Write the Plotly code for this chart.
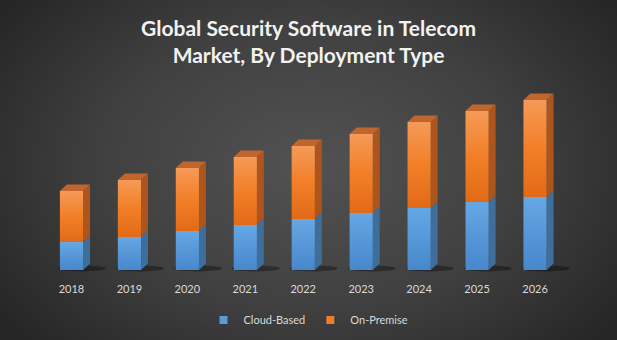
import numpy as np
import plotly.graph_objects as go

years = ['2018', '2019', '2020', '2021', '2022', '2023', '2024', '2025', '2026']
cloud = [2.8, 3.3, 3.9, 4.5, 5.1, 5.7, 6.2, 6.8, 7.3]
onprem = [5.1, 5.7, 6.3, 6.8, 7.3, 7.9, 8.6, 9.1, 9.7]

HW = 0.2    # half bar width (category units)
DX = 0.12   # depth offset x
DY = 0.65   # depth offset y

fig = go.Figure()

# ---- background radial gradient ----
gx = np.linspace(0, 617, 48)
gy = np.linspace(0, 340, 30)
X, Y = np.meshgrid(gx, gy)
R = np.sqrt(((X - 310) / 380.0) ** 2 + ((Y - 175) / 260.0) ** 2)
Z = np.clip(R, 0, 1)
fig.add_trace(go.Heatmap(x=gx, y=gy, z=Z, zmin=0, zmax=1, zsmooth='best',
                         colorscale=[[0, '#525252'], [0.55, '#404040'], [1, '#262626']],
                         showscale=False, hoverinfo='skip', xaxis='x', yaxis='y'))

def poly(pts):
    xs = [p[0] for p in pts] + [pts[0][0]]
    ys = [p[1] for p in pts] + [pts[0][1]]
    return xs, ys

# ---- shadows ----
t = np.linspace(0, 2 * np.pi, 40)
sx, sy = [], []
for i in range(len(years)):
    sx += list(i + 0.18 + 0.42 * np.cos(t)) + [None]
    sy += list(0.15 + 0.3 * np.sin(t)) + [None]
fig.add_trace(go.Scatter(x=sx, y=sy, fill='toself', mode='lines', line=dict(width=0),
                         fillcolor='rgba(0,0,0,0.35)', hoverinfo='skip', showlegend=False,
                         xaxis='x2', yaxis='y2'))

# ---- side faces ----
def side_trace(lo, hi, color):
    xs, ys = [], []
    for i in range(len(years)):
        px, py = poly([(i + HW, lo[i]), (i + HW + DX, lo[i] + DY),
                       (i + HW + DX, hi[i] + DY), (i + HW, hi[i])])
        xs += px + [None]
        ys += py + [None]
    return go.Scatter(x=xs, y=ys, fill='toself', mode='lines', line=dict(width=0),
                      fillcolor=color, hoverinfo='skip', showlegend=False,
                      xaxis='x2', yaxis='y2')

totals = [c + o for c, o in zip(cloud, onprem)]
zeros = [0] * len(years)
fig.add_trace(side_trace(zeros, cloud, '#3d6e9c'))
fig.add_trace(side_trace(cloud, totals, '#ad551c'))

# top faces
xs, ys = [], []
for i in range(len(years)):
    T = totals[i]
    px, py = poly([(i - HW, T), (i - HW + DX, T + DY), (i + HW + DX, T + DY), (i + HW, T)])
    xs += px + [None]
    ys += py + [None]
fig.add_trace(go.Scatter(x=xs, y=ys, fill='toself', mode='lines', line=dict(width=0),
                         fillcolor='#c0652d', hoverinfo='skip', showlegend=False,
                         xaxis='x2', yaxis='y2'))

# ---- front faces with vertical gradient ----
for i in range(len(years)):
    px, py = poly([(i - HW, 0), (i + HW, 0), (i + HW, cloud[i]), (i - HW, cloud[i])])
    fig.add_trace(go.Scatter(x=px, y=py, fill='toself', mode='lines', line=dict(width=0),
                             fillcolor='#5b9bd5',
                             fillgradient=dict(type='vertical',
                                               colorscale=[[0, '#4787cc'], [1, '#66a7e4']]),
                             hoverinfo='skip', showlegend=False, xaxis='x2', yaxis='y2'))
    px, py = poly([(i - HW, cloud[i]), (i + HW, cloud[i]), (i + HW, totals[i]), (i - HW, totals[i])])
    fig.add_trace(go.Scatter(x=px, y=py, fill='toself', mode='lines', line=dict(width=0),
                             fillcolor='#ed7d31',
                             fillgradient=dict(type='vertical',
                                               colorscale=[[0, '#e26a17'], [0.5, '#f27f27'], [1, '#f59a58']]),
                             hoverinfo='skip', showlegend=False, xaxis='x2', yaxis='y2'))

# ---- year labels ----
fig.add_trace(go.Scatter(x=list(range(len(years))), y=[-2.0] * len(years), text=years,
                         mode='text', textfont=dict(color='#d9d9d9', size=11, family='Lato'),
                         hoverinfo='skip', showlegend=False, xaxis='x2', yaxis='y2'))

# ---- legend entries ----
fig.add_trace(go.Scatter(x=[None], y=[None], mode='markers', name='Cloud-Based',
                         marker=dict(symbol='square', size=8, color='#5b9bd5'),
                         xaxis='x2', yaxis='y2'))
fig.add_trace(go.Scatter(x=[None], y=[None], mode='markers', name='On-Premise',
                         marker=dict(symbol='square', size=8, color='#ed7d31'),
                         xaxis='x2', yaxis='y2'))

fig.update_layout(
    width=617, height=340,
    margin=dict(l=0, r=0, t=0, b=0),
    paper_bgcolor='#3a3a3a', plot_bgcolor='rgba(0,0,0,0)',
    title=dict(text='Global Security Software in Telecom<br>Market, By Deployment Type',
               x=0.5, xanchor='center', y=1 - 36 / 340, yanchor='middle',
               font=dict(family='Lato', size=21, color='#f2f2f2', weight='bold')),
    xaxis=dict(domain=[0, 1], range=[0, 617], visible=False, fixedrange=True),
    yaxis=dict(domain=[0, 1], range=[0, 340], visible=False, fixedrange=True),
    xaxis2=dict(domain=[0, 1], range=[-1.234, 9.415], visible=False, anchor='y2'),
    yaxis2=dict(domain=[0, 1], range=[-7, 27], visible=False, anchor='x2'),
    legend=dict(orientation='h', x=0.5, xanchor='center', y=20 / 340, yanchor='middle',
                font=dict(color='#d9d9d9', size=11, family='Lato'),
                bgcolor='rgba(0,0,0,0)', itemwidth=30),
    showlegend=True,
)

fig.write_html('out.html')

**********

What the exercise asks: Exactly as written, please give again the lines from the beginning of the listing through the line containing "onprem = [5.1, 5.7, 6.3, 6.8, 7.3, 7.9, 8.6, 9.1, 9.7]", inclusive, without any pictures.

Complete answer:
Write the Plotly code for this chart.
import numpy as np
import plotly.graph_objects as go

years = ['2018', '2019', '2020', '2021', '2022', '2023', '2024', '2025', '2026']
cloud = [2.8, 3.3, 3.9, 4.5, 5.1, 5.7, 6.2, 6.8, 7.3]
onprem = [5.1, 5.7, 6.3, 6.8, 7.3, 7.9, 8.6, 9.1, 9.7]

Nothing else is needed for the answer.